All of lore.kernel.org
 help / color / mirror / Atom feed
From: Michal Hocko <mhocko-AlSwsSmVLrQ@public.gmane.org>
To: Li Zefan <lizefan-hv44wF8Li93QT0dZR+AlfA@public.gmane.org>
Cc: linux-mm-Bw31MaZKKs3YtjvyW6yDsg@public.gmane.org,
	cgroups-u79uwXL29TY76Z2rM5mHXA@public.gmane.org,
	linux-kernel-u79uwXL29TY76Z2rM5mHXA@public.gmane.org,
	Tejun Heo <tj-DgEjT+Ai2ygdnm+yROfE0A@public.gmane.org>,
	Johannes Weiner <hannes-druUgvl0LCNAfugRpC6u6w@public.gmane.org>,
	KAMEZAWA Hiroyuki
	<kamezawa.hiroyu-+CUm20s59erQFUHtdCDX3A@public.gmane.org>,
	Balbir Singh
	<bsingharora-Re5JQEeQqe8AvxtiuMwx3w@public.gmane.org>
Subject: Re: [PATCH 4/6] cgroups: forbid pre_destroy callback to fail
Date: Fri, 19 Oct 2012 13:09:49 +0200	[thread overview]
Message-ID: <20121019110949.GC799@dhcp22.suse.cz> (raw)
In-Reply-To: <50811E5E.1090205-hv44wF8Li93QT0dZR+AlfA@public.gmane.org>

On Fri 19-10-12 17:33:18, Li Zefan wrote:
> On 2012/10/17 21:30, Michal Hocko wrote:
> > Now that mem_cgroup_pre_destroy callback doesn't fail finally we can
> > safely move on and forbit all the callbacks to fail. The last missing
> > piece is moving cgroup_call_pre_destroy after cgroup_clear_css_refs so
> > that css_tryget fails so no new charges for the memcg can happen.
> 
> > The callbacks are also called from within cgroup_lock to guarantee that
> > no new tasks show up. 
> 
> I'm afraid this won't work. See commit 3fa59dfbc3b223f02c26593be69ce6fc9a940405
> ("cgroup: fix potential deadlock in pre_destroy")

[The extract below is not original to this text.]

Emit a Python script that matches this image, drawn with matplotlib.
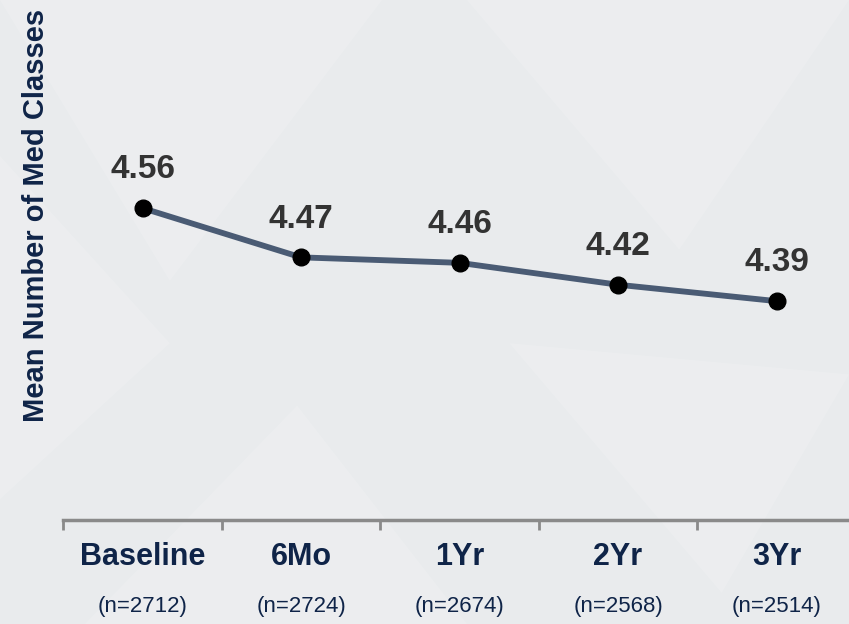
import matplotlib
matplotlib.use("Agg")
import matplotlib.pyplot as plt
from matplotlib.patches import Polygon
from matplotlib.transforms import blended_transform_factory

categories = ["Baseline", "6Mo", "1Yr", "2Yr", "3Yr"]
sample_sizes = ["(n=2712)", "(n=2724)", "(n=2674)", "(n=2568)", "(n=2514)"]
values = [4.56, 4.47, 4.46, 4.42, 4.39]

navy = "#0f2448"
dpi = 100
fig = plt.figure(figsize=(8.49, 6.24), dpi=dpi)
fig.patch.set_facecolor("#e9ebed")

# faint background triangle texture, in a background axes
bg = fig.add_axes([0, 0, 1, 1], zorder=-10)
bg.set_xlim(0, 1)
bg.set_ylim(0, 1)
bg.axis("off")
tris = [
    [(0.0, 1.0), (0.45, 1.0), (0.2, 0.55)],
    [(0.0, 0.75), (0.2, 0.45), (0.0, 0.2)],
    [(0.55, 1.0), (1.0, 1.0), (0.8, 0.6)],
    [(0.1, 0.0), (0.35, 0.35), (0.55, 0.0)],
    [(0.6, 0.45), (0.85, 0.05), (1.0, 0.4)],
]
for t in tris:
    bg.add_patch(Polygon(t, closed=True, facecolor="white", alpha=0.14, edgecolor="none"))

ax = fig.add_axes([0.0745, 0.1667, 0.9335, 0.79])
ax.set_facecolor("none")
x = list(range(len(categories)))
ax.plot(x, values, color="#4a5b74", lw=4.2, zorder=2, solid_capstyle="round")
ax.plot(x, values, "o", color="black", ms=12, zorder=3)

ax.set_xlim(-0.5, 4.5)
ax.set_ylim(3.99, 4.891)

for s in ["top", "right", "left"]:
    ax.spines[s].set_visible(False)
ax.spines["bottom"].set_color("#8a8a8a")
ax.spines["bottom"].set_linewidth(2.5)
ax.set_yticks([])
ax.set_xticks([i - 0.5 for i in range(len(categories) + 1)])
ax.set_xticklabels([])
ax.tick_params(axis="x", direction="out", length=7, width=2, color="#8a8a8a")

for xi, v in zip(x, values):
    ax.annotate(f"{v:.2f}", (xi, v), xytext=(0, 27.5), textcoords="offset points",
                ha="center", va="center", fontsize=24, fontweight="bold",
                color="#333333", family=["Liberation Sans", "DejaVu Sans"])

trans = blended_transform_factory(ax.transData, ax.transAxes)
for xi, c, n in zip(x, categories, sample_sizes):
    ax.annotate(c, (xi, 0), xycoords=trans, xytext=(0, -26.5), textcoords="offset points",
                ha="center", va="center", fontsize=22, fontweight="bold", color=navy,
                family=["Liberation Sans", "DejaVu Sans"],
                annotation_clip=False)
    ax.annotate(n, (xi, 0), xycoords=trans, xytext=(0, -62), textcoords="offset points",
                ha="center", va="center", fontsize=16, color=navy,
                family=["Liberation Sans", "DejaVu Sans"],
                annotation_clip=False)

fig.text(36 / 849, 1 - 215 / 624, "Mean Number of Med Classes", rotation=90,
         ha="center", va="center", fontsize=21, fontweight="bold", color=navy,
         family=["Liberation Sans", "DejaVu Sans"])

fig.savefig("out.png", dpi=dpi, facecolor=fig.get_facecolor())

Very good point. Thanks for poiting this out. So we should call
pre_destroy at the very end? What about the following?
Or should be rather drop the lock after check_for_release(parent) or
sooner but after CGRP_REMOVED is set?
---
From 70ea8718aba1c1784b94bfb26aa2307195c07c0b Mon Sep 17 00:00:00 2001
From: Michal Hocko <mhocko-AlSwsSmVLrQ@public.gmane.org>
Date: Wed, 17 Oct 2012 13:42:06 +0200
Subject: [PATCH] cgroups: forbid pre_destroy callback to fail

Now that mem_cgroup_pre_destroy callback doesn't fail finally we can
safely move on and forbit all the callbacks to fail. The last missing
piece is moving cgroup_call_pre_destroy after cgroup_clear_css_refs so
that css_tryget fails so no new charges for the memcg can happen.
We cannot, however, move cgroup_call_pre_destroy right after because we
cannot call mem_cgroup_pre_destroy with the cgroup_lock held (see
3fa59dfb cgroup: fix potential deadlock in pre_destroy) so we have to
move it after the lock is released.

Changes since v1
- Li Zefan pointed out that mem_cgroup_pre_destroy cannot be called with
  cgroup_lock held

Signed-off-by: Michal Hocko <mhocko-AlSwsSmVLrQ@public.gmane.org>
---
 kernel/cgroup.c |   30 +++++++++---------------------
 1 file changed, 9 insertions(+), 21 deletions(-)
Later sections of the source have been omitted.